Abas mencontohkan, terdapat pebalap liar yang melakukan tabrak lari di kawasan sekitar Senayan, yang selanjutnya kabur ke arah Palmerah. Di dekat Pasar Palmerah, ia menabrak pengendara lain lagi. Selain itu, ada pula pebalap yang menabrak halte.
Sejak Abas pertama kali berjualan di area GBK tahun 1999, balapan liar sudah menjadi pemandangan akrab hampir setiap akhir pekan. Dulu, lintasan balap yang umum digunakan adalah Jalan Asia Afrika-Hotel Mulia-Jalan Asia Afrika.
Pada 1967, ada 127 kecelakaan dengan beberapa korban jiwa akibat kebut-kebutan di Jakarta.
Kini, pebalap liar memfavoritkan lintasan Jalan Gerbang Pemuda untuk balapan pada jalur lurus (drag race). Jika petugas sedang berjaga di jalan tersebut, pebalap liar akan beralih ke Jalan Asia Afrika. Mereka biasanya adu cepat pada Sabtu dini hari atau dikenal sebagai malam Sabtu. Jarang yang balapan liar hari Minggu dini hari.
Harian Kompas merekam, sejak 1960-an atau 1970-an, sebagian anak muda berusia belasan tahun menjadikan jalan-jalan di Jakarta sebagai sirkuit. Bahkan, sejumlah remaja di Bandung (Jawa Barat), Medan (Sumatera Utara), dan Manado (Sulawesi Utara) juga menggemarinya.

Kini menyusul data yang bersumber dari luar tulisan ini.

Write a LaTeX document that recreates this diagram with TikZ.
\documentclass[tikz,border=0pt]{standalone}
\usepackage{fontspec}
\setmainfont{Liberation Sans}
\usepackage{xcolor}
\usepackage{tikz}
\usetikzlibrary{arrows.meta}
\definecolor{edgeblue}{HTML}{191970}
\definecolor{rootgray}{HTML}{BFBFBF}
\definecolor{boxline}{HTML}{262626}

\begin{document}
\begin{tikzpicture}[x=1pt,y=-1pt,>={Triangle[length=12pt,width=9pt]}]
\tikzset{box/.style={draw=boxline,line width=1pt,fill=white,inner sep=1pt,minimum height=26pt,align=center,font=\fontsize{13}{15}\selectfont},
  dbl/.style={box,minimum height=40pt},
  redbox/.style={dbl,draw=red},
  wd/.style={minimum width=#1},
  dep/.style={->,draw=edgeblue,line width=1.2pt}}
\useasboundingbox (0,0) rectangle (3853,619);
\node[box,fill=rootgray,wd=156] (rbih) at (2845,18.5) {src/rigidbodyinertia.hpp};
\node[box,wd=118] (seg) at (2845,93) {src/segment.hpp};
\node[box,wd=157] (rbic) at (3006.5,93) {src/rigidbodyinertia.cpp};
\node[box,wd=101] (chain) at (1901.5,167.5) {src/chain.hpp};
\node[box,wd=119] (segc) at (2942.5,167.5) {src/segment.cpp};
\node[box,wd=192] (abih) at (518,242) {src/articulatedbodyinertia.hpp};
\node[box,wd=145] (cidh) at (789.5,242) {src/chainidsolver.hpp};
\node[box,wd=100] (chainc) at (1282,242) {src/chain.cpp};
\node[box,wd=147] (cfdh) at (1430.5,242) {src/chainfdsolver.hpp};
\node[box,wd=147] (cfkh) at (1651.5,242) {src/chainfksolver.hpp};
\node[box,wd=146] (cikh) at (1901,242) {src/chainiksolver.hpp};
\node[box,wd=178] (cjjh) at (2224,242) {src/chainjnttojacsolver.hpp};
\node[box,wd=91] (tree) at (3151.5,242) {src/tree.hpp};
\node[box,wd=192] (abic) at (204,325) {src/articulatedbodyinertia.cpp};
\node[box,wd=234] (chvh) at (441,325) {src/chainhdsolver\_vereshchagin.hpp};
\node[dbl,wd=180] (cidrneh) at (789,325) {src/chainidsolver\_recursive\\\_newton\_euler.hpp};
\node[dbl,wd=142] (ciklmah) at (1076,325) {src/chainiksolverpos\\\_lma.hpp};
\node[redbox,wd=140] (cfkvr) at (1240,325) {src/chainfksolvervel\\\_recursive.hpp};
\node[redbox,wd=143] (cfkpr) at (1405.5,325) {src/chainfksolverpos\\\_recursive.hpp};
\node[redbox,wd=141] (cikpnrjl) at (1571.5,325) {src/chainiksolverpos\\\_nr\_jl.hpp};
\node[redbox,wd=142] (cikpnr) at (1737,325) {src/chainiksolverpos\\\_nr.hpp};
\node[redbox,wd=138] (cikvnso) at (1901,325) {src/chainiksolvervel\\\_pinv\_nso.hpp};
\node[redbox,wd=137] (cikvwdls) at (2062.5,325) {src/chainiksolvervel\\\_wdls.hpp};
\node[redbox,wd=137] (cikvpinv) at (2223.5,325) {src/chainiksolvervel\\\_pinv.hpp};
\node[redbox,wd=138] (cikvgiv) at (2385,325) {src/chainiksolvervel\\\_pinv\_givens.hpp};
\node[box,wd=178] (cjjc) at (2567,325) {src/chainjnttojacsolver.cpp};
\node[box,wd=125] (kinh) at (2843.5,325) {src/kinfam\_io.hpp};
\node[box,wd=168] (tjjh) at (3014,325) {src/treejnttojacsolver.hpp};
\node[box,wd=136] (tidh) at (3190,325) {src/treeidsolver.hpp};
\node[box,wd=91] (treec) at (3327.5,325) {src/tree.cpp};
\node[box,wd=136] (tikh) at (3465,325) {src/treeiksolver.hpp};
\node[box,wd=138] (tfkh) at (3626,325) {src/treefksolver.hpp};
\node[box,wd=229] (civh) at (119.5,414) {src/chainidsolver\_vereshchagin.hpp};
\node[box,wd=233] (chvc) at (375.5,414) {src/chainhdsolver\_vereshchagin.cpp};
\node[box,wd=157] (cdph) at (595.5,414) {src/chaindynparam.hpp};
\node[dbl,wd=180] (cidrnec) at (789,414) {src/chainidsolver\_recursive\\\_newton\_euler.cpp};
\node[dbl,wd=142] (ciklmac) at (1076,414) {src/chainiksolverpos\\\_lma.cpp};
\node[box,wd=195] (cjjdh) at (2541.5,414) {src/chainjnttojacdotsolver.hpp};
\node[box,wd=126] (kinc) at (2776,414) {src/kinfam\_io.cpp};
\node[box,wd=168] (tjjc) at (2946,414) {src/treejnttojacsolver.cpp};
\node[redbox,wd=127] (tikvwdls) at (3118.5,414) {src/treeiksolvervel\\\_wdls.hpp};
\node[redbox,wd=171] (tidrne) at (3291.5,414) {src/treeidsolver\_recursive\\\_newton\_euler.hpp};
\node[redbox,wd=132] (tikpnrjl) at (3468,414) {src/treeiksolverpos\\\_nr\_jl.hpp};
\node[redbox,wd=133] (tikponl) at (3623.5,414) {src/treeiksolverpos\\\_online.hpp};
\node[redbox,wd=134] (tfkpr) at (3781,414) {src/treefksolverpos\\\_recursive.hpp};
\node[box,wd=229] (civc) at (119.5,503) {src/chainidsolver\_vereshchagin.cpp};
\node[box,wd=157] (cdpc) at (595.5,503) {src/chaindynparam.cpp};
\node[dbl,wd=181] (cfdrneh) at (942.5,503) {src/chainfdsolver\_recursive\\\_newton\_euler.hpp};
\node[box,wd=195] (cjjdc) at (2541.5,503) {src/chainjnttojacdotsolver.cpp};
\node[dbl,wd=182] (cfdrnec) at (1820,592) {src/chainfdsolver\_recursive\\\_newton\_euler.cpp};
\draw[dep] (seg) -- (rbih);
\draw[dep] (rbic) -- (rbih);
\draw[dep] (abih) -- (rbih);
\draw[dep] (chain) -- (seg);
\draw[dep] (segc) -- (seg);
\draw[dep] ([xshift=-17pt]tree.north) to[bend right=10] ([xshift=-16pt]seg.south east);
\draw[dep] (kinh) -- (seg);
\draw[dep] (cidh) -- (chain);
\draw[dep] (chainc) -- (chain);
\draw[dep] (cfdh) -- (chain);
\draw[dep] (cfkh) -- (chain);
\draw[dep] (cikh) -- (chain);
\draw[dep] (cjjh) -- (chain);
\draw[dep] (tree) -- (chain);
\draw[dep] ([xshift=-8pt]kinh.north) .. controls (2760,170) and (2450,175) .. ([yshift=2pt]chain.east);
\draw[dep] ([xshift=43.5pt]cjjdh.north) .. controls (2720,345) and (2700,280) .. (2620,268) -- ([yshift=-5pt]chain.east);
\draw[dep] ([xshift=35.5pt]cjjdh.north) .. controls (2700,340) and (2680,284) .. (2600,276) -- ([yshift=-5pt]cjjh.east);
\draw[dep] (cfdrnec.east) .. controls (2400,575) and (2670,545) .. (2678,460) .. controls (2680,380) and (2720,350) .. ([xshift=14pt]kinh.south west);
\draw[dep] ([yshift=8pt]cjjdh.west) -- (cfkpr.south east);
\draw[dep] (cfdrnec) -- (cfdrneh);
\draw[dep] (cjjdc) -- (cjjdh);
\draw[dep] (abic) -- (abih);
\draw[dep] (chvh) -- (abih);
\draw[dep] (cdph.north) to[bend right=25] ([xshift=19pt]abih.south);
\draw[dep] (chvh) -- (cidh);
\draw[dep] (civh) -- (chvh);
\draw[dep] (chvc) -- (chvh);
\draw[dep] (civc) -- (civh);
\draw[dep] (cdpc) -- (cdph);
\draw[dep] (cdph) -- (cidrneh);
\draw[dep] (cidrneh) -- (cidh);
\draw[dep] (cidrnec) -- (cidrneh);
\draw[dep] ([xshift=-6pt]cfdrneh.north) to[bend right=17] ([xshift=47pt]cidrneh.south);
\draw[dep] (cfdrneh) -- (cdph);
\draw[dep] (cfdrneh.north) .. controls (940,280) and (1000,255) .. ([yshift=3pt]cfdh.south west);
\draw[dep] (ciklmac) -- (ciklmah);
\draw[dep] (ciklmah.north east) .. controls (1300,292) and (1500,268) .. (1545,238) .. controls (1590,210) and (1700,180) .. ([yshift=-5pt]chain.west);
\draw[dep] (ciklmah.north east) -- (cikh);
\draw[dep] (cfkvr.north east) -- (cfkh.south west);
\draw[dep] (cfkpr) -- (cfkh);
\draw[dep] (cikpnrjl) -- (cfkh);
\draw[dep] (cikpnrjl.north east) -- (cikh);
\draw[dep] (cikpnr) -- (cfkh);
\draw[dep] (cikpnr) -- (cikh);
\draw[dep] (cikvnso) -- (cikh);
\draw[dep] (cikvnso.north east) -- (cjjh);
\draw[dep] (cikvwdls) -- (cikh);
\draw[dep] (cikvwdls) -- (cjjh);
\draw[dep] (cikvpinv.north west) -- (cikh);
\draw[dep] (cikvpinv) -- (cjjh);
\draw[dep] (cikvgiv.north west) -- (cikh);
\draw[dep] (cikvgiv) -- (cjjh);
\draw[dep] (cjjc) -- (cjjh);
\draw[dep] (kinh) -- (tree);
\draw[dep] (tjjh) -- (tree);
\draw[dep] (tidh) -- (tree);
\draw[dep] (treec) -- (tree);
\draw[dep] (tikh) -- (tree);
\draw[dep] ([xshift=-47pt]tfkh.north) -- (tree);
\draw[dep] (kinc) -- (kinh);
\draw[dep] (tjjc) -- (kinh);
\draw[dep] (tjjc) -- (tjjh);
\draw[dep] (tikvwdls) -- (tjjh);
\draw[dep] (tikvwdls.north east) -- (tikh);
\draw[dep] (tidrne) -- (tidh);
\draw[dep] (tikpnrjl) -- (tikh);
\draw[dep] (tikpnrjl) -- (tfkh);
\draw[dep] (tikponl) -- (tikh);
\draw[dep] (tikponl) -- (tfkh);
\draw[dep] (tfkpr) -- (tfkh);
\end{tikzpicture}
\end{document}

Pada 1967, ada 127 kecelakaan dengan beberapa korban jiwa akibat kebut-kebutan di Jakarta. Otoritas keamanan berinisiatif mengumumkan nama mereka, nama orangtua dan jabatan atau pangkatnya, serta alamat tempat tinggalnya lewat media massa. Ini sebagai bentuk sanksi sosial agar anak-anak muda itu jera (Kompas, 8/4/2018).
Namun, di tahun 2016, muncul ide untuk memfasilitasi para pengebut jalanan untuk balapan di sirkuit-sirkuit nonpermanen resmi. Menteri Dalam Negeri Tito Karnavian, yang kala itu berpangkat Inspektur Jenderal dan menjabat Kepala Polda Metro Jaya, mengatakan, jika Gubernur DKI (saat itu Basuki Tjahaja Purnama) setuju, sejumlah tempat di setiap wilayah disediakan bagi pebalap.
”Kami kumpulkan adik-adik yang sering balap biar tidak ke mana-mana. Lengkapi diri dengan helm, fasilitas kami siapkan, kami kumpulkan, tempatnya kami jaga, kita tonton bareng-bareng,” ucap Tito. Namun, kenyamanan publik tetap dipertimbangkan dalam mengeksekusi rencana itu (Kompas, 14/1/2016).